[Start]
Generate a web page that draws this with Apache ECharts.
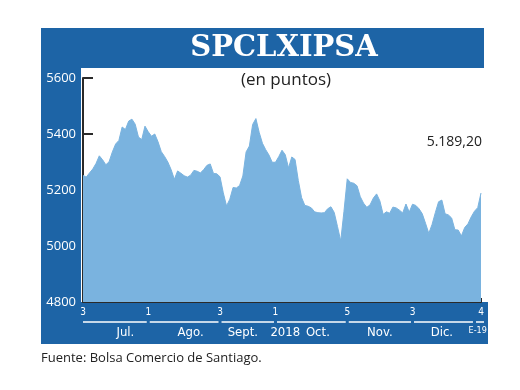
<!DOCTYPE html>
<html><head><meta charset="utf-8">
<script src="https://cdn.jsdelivr.net/npm/echarts@6/dist/echarts.min.js"></script>
<style>html,body{margin:0;padding:0;background:#fff}#c{width:520px;height:390px}</style>
</head><body><div id="c"></div><script>
// SPCLXIPSA daily closes, 3 Jul 2018 .. 4 Jan 2019
const values = [
5252,5246,5261,5275,5295,5322,5308,5290,5301,5336,5364,5377,5425,5416,5446,5453,5435,5389,5380,5428,
5408,5392,5400,5372,5337,5320,5300,5273,5238,5268,5260,5251,5246,5253,5270,5267,5261,5273,5288,5293,5259,5258,
5247,5190,5143,5167,5209,5207,5216,5250,5336,5357,5434,5455,5406,5367,5344,5325,5299,
5299,5319,5342,5326,5279,5318,5309,5234,5173,5145,5142,5136,5122,5119,5118,5119,5133,5140,5120,5070,5018,5124,5240,
5227,5224,5215,5176,5153,5138,5147,5171,5186,5161,5113,5122,5117,5139,5136,5128,5118,5150,5121,
5149,5145,5133,5115,5081,5045,5077,5119,5158,5164,5115,5111,5100,5058,5057,5036,5066,5079,5104,5124,5137,5189.2
];
const categories = values.map((_, i) => String(i));
const dayTickIdx = [0, 20, 42, 59, 81, 101, 122];
const dayTickText = ['3', '1', '3', '1', '5', '3', '4'];
const monthIdx = [13, 33, 49, 62, 72, 91, 110, 121];
const monthText = ['Jul.', 'Ago.', 'Sept.', '2018', 'Oct.', 'Nov.', 'Dic.', 'E-19'];
const monthSpans = [[0,20],[20,42],[42,59],[59,81],[81,101],[101,120],[120,122]];
const yMin = 4800, yMax = 5600, yStep = 200;
const titleText = 'SPCLXIPSA';
const subText = '(en puntos)';
const sourceText = 'Fuente: Bolsa Comercio de Santiago.';

const BLUE = '#1d64a6', AREA = '#7ab3df', DARK = '#2a2a2a';
const sans = "'Open Sans', 'DejaVu Sans', sans-serif";
const narrow = "'Liberation Sans Narrow', 'DejaVu Sans Condensed', 'Liberation Sans', sans-serif";

function fmt(v) {
  const p = v.toFixed(2).split('.');
  return p[0].replace(/\B(?=(\d{3})+(?!\d))/g, '.') + ',' + p[1];
}

const chart = echarts.init(document.getElementById('c'), null, {renderer: 'canvas'});
const opt = {
  animation: false,
  backgroundColor: '#ffffff',
  grid: {left: 83, right: 39, top: 78, bottom: 88, containLabel: false},
  xAxis: [{
    type: 'category', data: categories, boundaryGap: false,
    axisLine: {show: true, lineStyle: {color: DARK, width: 2}},
    axisTick: {show: true, inside: true, length: 4, interval: (i) => i === values.length - 1, lineStyle: {color: DARK, width: 2}},
    axisLabel: {
      interval: (i) => dayTickIdx.includes(i),
      formatter: (v, i) => dayTickText[dayTickIdx.indexOf(i)] || '',
      color: '#ffffff', fontSize: 10, margin: 5, fontFamily: narrow
    },
    splitLine: {show: false}
  }, {
    type: 'category', data: categories, boundaryGap: false, position: 'bottom', offset: 20,
    axisLine: {show: false}, axisTick: {show: false},
    axisLabel: {
      interval: (i) => monthIdx.includes(i),
      formatter: (v, i) => {
        const t = monthText[monthIdx.indexOf(i)] || '';
        return i === monthIdx[monthIdx.length - 1] ? '{s|' + t + '}' : t;
      },
      rich: {s: {fontSize: 9, color: '#ffffff', fontFamily: narrow}},
      color: '#ffffff', fontSize: 13, margin: 4, fontFamily: narrow
    },
    splitLine: {show: false}
  }],
  yAxis: {
    type: 'value', min: yMin, max: yMax, interval: yStep,
    axisLine: {show: true, lineStyle: {color: DARK, width: 2}},
    axisTick: {show: true, inside: true, length: 10, lineStyle: {color: DARK, width: 2}},
    axisLabel: {color: '#ffffff', fontSize: 13, margin: 7, fontFamily: sans, formatter: (v) => String(v)},
    splitLine: {show: false}
  },
  series: [{
    type: 'line', data: values, symbol: 'none', smooth: false,
    lineStyle: {color: AREA, width: 1},
    areaStyle: {color: AREA, opacity: 1}
  }],
  graphic: [
    {type: 'rect', z: -10, shape: {x: 41, y: 28, width: 443, height: 316}, style: {fill: BLUE}},
    {type: 'rect', z: -10, shape: {x: 470, y: 302, width: 18, height: 42}, style: {fill: BLUE}},
    {type: 'rect', z: -9, shape: {x: 81, y: 68, width: 403, height: 234}, style: {fill: '#ffffff'}},
    {type: 'text', z: 50, x: 284, y: 48, style: {text: titleText, fill: '#ffffff', font: "bold 29px 'DejaVu Serif', 'Liberation Serif', serif", textAlign: 'center', textVerticalAlign: 'middle'}},
    {type: 'text', z: 50, x: 286, y: 80, style: {text: subText, fill: '#222222', font: "17px " + sans, textAlign: 'center', textVerticalAlign: 'middle'}},
    {type: 'text', z: 50, x: 482, y: 142, style: {text: fmt(values[values.length - 1]), fill: '#222222', font: "14px " + sans, textAlign: 'right', textVerticalAlign: 'middle'}},
    {type: 'text', z: 50, x: 41, y: 358, style: {text: sourceText, fill: '#222222', font: "13px " + sans, textAlign: 'left', textVerticalAlign: 'middle'}}
  ]
};
chart.setOption(opt);

// bracket lines under the month labels, placed via the axis scale
const lines = monthSpans.map(([a, b], k) => {
  let x1 = chart.convertToPixel({xAxisIndex: 0}, a);
  let x2 = chart.convertToPixel({xAxisIndex: 0}, b);
  x1 += (k === 0 ? 0 : 1.5);
  x2 -= (k === monthSpans.length - 1 ? -3 : 1.5);
  return {type: 'line', z: 50, shape: {x1: x1, y1: 322, x2: x2, y2: 322}, style: {stroke: '#ffffff', lineWidth: 1.5}};
});
chart.setOption({graphic: opt.graphic.concat(lines)});
</script></body></html>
[End]
Go through the listing above and write it out again exactly, dropping the pictures.

Generate a web page that draws this with Apache ECharts.
<!DOCTYPE html>
<html><head><meta charset="utf-8">
<script src="https://cdn.jsdelivr.net/npm/echarts@6/dist/echarts.min.js"></script>
<style>html,body{margin:0;padding:0;background:#fff}#c{width:520px;height:390px}</style>
</head><body><div id="c"></div><script>
// SPCLXIPSA daily closes, 3 Jul 2018 .. 4 Jan 2019
const values = [
5252,5246,5261,5275,5295,5322,5308,5290,5301,5336,5364,5377,5425,5416,5446,5453,5435,5389,5380,5428,
5408,5392,5400,5372,5337,5320,5300,5273,5238,5268,5260,5251,5246,5253,5270,5267,5261,5273,5288,5293,5259,5258,
5247,5190,5143,5167,5209,5207,5216,5250,5336,5357,5434,5455,5406,5367,5344,5325,5299,
5299,5319,5342,5326,5279,5318,5309,5234,5173,5145,5142,5136,5122,5119,5118,5119,5133,5140,5120,5070,5018,5124,5240,
5227,5224,5215,5176,5153,5138,5147,5171,5186,5161,5113,5122,5117,5139,5136,5128,5118,5150,5121,
5149,5145,5133,5115,5081,5045,5077,5119,5158,5164,5115,5111,5100,5058,5057,5036,5066,5079,5104,5124,5137,5189.2
];
const categories = values.map((_, i) => String(i));
const dayTickIdx = [0, 20, 42, 59, 81, 101, 122];
const dayTickText = ['3', '1', '3', '1', '5', '3', '4'];
const monthIdx = [13, 33, 49, 62, 72, 91, 110, 121];
const monthText = ['Jul.', 'Ago.', 'Sept.', '2018', 'Oct.', 'Nov.', 'Dic.', 'E-19'];
const monthSpans = [[0,20],[20,42],[42,59],[59,81],[81,101],[101,120],[120,122]];
const yMin = 4800, yMax = 5600, yStep = 200;
const titleText = 'SPCLXIPSA';
const subText = '(en puntos)';
const sourceText = 'Fuente: Bolsa Comercio de Santiago.';

const BLUE = '#1d64a6', AREA = '#7ab3df', DARK = '#2a2a2a';
const sans = "'Open Sans', 'DejaVu Sans', sans-serif";
const narrow = "'Liberation Sans Narrow', 'DejaVu Sans Condensed', 'Liberation Sans', sans-serif";

function fmt(v) {
  const p = v.toFixed(2).split('.');
  return p[0].replace(/\B(?=(\d{3})+(?!\d))/g, '.') + ',' + p[1];
}

const chart = echarts.init(document.getElementById('c'), null, {renderer: 'canvas'});
const opt = {
  animation: false,
  backgroundColor: '#ffffff',
  grid: {left: 83, right: 39, top: 78, bottom: 88, containLabel: false},
  xAxis: [{
    type: 'category', data: categories, boundaryGap: false,
    axisLine: {show: true, lineStyle: {color: DARK, width: 2}},
    axisTick: {show: true, inside: true, length: 4, interval: (i) => i === values.length - 1, lineStyle: {color: DARK, width: 2}},
    axisLabel: {
      interval: (i) => dayTickIdx.includes(i),
      formatter: (v, i) => dayTickText[dayTickIdx.indexOf(i)] || '',
      color: '#ffffff', fontSize: 10, margin: 5, fontFamily: narrow
    },
    splitLine: {show: false}
  }, {
    type: 'category', data: categories, boundaryGap: false, position: 'bottom', offset: 20,
    axisLine: {show: false}, axisTick: {show: false},
    axisLabel: {
      interval: (i) => monthIdx.includes(i),
      formatter: (v, i) => {
        const t = monthText[monthIdx.indexOf(i)] || '';
        return i === monthIdx[monthIdx.length - 1] ? '{s|' + t + '}' : t;
      },
      rich: {s: {fontSize: 9, color: '#ffffff', fontFamily: narrow}},
      color: '#ffffff', fontSize: 13, margin: 4, fontFamily: narrow
    },
    splitLine: {show: false}
  }],
  yAxis: {
    type: 'value', min: yMin, max: yMax, interval: yStep,
    axisLine: {show: true, lineStyle: {color: DARK, width: 2}},
    axisTick: {show: true, inside: true, length: 10, lineStyle: {color: DARK, width: 2}},
    axisLabel: {color: '#ffffff', fontSize: 13, margin: 7, fontFamily: sans, formatter: (v) => String(v)},
    splitLine: {show: false}
  },
  series: [{
    type: 'line', data: values, symbol: 'none', smooth: false,
    lineStyle: {color: AREA, width: 1},
    areaStyle: {color: AREA, opacity: 1}
  }],
  graphic: [
    {type: 'rect', z: -10, shape: {x: 41, y: 28, width: 443, height: 316}, style: {fill: BLUE}},
    {type: 'rect', z: -10, shape: {x: 470, y: 302, width: 18, height: 42}, style: {fill: BLUE}},
    {type: 'rect', z: -9, shape: {x: 81, y: 68, width: 403, height: 234}, style: {fill: '#ffffff'}},
    {type: 'text', z: 50, x: 284, y: 48, style: {text: titleText, fill: '#ffffff', font: "bold 29px 'DejaVu Serif', 'Liberation Serif', serif", textAlign: 'center', textVerticalAlign: 'middle'}},
    {type: 'text', z: 50, x: 286, y: 80, style: {text: subText, fill: '#222222', font: "17px " + sans, textAlign: 'center', textVerticalAlign: 'middle'}},
    {type: 'text', z: 50, x: 482, y: 142, style: {text: fmt(values[values.length - 1]), fill: '#222222', font: "14px " + sans, textAlign: 'right', textVerticalAlign: 'middle'}},
    {type: 'text', z: 50, x: 41, y: 358, style: {text: sourceText, fill: '#222222', font: "13px " + sans, textAlign: 'left', textVerticalAlign: 'middle'}}
  ]
};
chart.setOption(opt);

// bracket lines under the month labels, placed via the axis scale
const lines = monthSpans.map(([a, b], k) => {
  let x1 = chart.convertToPixel({xAxisIndex: 0}, a);
  let x2 = chart.convertToPixel({xAxisIndex: 0}, b);
  x1 += (k === 0 ? 0 : 1.5);
  x2 -= (k === monthSpans.length - 1 ? -3 : 1.5);
  return {type: 'line', z: 50, shape: {x1: x1, y1: 322, x2: x2, y2: 322}, style: {stroke: '#ffffff', lineWidth: 1.5}};
});
chart.setOption({graphic: opt.graphic.concat(lines)});
</script></body></html>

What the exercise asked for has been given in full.